Kamu Bulutu

Ökkeş Özdemir
19 Kasım 2012, Pazartesi

Veri miktarının hızla arttığı günümüzde kurum ve şirketler veri depolama altyapısını oluştururken veya geliştirirken nasıl bir strateji izlemeli?

Büyük veri ve bulut bilişim kavramlarının artık hayata geçmeye başladığı şu günlerde, veri artış hızını hesaplamak daha da zorlaşmış durumda. Üstüne bir de depolama sistemlerinin sıkça yenilenmesi eklendiğinde, bana göre kurumlar küçük kapasitelerde disk alımı yapıp, ileride disk ekleyerek büyütmek yerine, ilk alımda mümkün olduğunda çok kapasitede disk almalılar. İlk alımlarda alınan indirimlerin daha yüksek olmasının yanı sıra, bu şekilde ürünlerin satıştan kalktığı için yedek parçadan yapılacak disk artırımlarının yüksek maliyetlerinin de önüne geçilmiş oluyor. Ayrıca, ilk disk sistemi alımı planlanırken, elde mevcut disk sistemleri varsa, bunlar tek bir yönetim ara yüzü altında sanallaştıracak çözümlerin tercih edilmesi de yatırımın korunması açısından gerekli.

Kurumlar bu stratejileri harekete geçirirken nerelerde yetersiz kalmaktadırlar?
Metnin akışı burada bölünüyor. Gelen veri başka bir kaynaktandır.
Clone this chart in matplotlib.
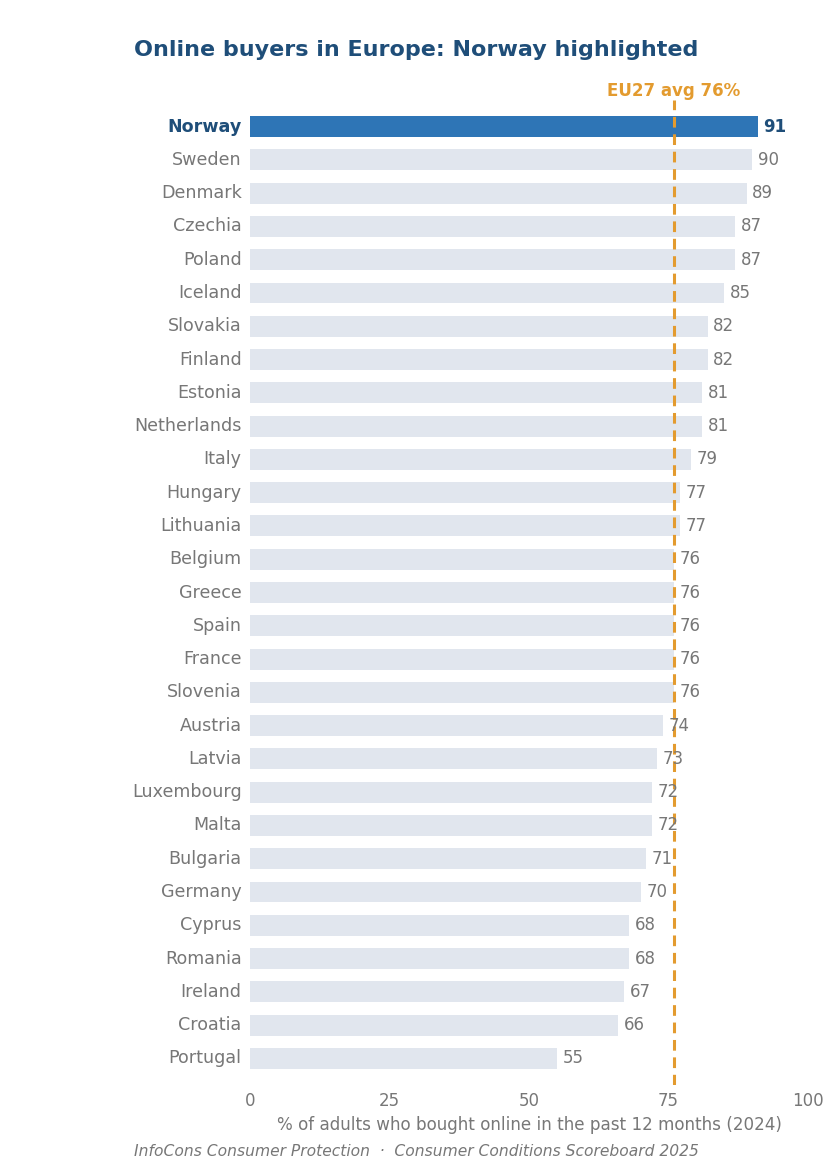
import matplotlib
matplotlib.use("Agg")
import matplotlib.pyplot as plt

countries = ["Norway", "Sweden", "Denmark", "Czechia", "Poland", "Iceland", "Slovakia",
             "Finland", "Estonia", "Netherlands", "Italy", "Hungary", "Lithuania", "Belgium",
             "Greece", "Spain", "France", "Slovenia", "Austria", "Latvia", "Luxembourg",
             "Malta", "Bulgaria", "Germany", "Cyprus", "Romania", "Ireland", "Croatia", "Portugal"]
values = [91, 90, 89, 87, 87, 85, 82, 82, 81, 81, 79, 77, 77, 76, 76, 76, 76, 76, 74, 73,
          72, 72, 71, 70, 68, 68, 67, 66, 55]
highlight = "Norway"
eu_avg = 76
xticks = [0, 25, 50, 75, 100]

HL = "#2e75b6"
HL_TXT = "#1f4e79"
BASE = "#e1e6ee"
GREY = "#777777"
ORANGE = "#e39b2f"

fig = plt.figure(figsize=(8.33, 11.73), dpi=100)
ax = fig.add_axes([250/833, 1 - 1085/1173, (808-250)/833, (1085-100)/1173])

ys = list(range(len(countries)))
colors = [HL if c == highlight else BASE for c in countries]
ax.barh(ys, values, height=0.63, color=colors, zorder=2)
ax.set_ylim(len(countries) - 0.2, -0.8)
ax.set_xlim(0, 100)

ax.axvline(eu_avg, color=ORANGE, lw=2.2, ls=(0, (3.5, 2.2)), zorder=3)
ax.text(eu_avg, -1.08, f"EU27 avg {eu_avg}%", color=ORANGE, fontsize=12, fontweight="bold",
        ha="center", va="center")

for y, v, c in zip(ys, values, countries):
    hl = c == highlight
    ax.text(v + 1.0, y, str(v), va="center", ha="left", fontsize=12,
            color=HL_TXT if hl else GREY, fontweight="bold" if hl else "normal", zorder=4)

ax.set_yticks(ys)
ax.set_yticklabels(countries, fontsize=12.6)
for lab, c in zip(ax.get_yticklabels(), countries):
    lab.set_verticalalignment("center")
    if c == highlight:
        lab.set_color(HL_TXT)
        lab.set_fontweight("bold")
    else:
        lab.set_color(GREY)
ax.set_xticks(xticks)
ax.set_xticklabels([str(t) for t in xticks], fontsize=12, color=GREY)
ax.tick_params(axis="x", length=0, pad=5)
ax.tick_params(axis="y", length=0, pad=6)
for s in ax.spines.values():
    s.set_visible(False)
ax.set_xlabel("% of adults who bought online in the past 12 months (2024)", fontsize=12.1,
              color=GREY, labelpad=4)

fig.text(0.5, 1 - 50/1173, "Online buyers in Europe: Norway highlighted", ha="center",
         va="center", fontsize=16, fontweight="bold", color=HL_TXT)
fig.text(0.5, 1 - 1151/1173, "InfoCons Consumer Protection  \u00b7  Consumer Conditions Scoreboard 2025",
         ha="center", va="center", fontsize=11.2, style="italic", color=GREY)

fig.savefig("out.png", dpi=100)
Kamu kurumları açısından bakıldığında, teknolojik olarak ne kadar büyüyeceklerini ve hangi yeni projeler geleceğini analiz etmekte güçlük çekmekteler. Bu nedenle düşük bütçeler oluşturulmakta, çıkan ani ihtiyaçlar karşılanmakta güçlük çekilmektedir. Buna bir de ihale süreçlerinin yarattığı sıkıntılar eklendiğinde, BT projelerini kurumların gerçekleştirmek için çok ciddi emek harcadıkları görülmekte.

Sanallaştırma çözümleri kurumlara nasıl bir fayda sağlıyor? Türkiye’deki kurumlar bu faydanın farkında mı?

Ülkemizde sunucu sanallaştırma teknolojileri, kamuda ilk kez 2007 yılında kritik sistemler için kullanılmaya başlandı. O günden bu güne, kurumlar sanallaştırmanın getirdiği kaynak iyileştirme ve yönetim kolaylıklarının farkına vardı. Ancak, aynı şeyi masaüstü sanallaştırma ve depolama sanallaştırma için söylemek mümkün değil. Ortalama 1000 PC’si olan bir kurum, masaüstü sanallaştırma teknolojilerine geçse, yılda sadece elektrikten 60-70 bin tl tasarruf edecek. Bunun üstüne gelen hizmet, destek, bakım, yedekleme ve güvenlik kalemlerinden edeceği tasarruflar da cabası.  Depolama sanallaştırma ise kurumlara tamamen yabancı bir konu. Ya eldeki eski depolama sistemine yatırımın korunması adına zaman zaman yüksek maliyetlerle kapasite eklenmeye çalışılıyor, ya da eski sistemin yanına yeni depolama sistemi alınarak yönetim, yedekleme ve felaket kurtarma ile ilgili yeni problemler yaratılıyor. Depolama sanallaştırma ile bütün bu problemleri çözmek mümkün.

Türkiye veri depolama ve sanallaştırma pazarının gelişimini nasıl değerlendiriyorsunuz?

Türkiye’de henüz hala bu konuda ciddi gelişme potansiyeli var. Evrakların dijitalleştirme işi ve masaüstü sanallaştırmanın yayılması ile depolama pazarı daha da büyüyecek. Zaten birçok depolama sistemi üreticisinin Türkiye’de lokal ofis açması da bunu işaret ediyor. Sanallaştırma pazarı ise çok daha fazla büyüyecek. Henüz sanallaştırmaya geçmemiş birçok kurum ve kuruluş var.

Bulut bilişim, bu teknolojilerin kullanımının yaygınlaşmasında nasıl bir etken haline geldi?

Bulut bilişim şu an bizce Kamu’da çok uygulanabilir bir konu değil. Uygun düzenlemeleri ve yönetmelikler çıkmadan, bir Kamu Bulut’undan bahsetmek doğru değil. Ayrıca her kamu kurumunun yaptığı ciddi yatırımlar var, Bulut Bilişim burada da yatırımın korunması anlamında sıkıntılar doğuruyor.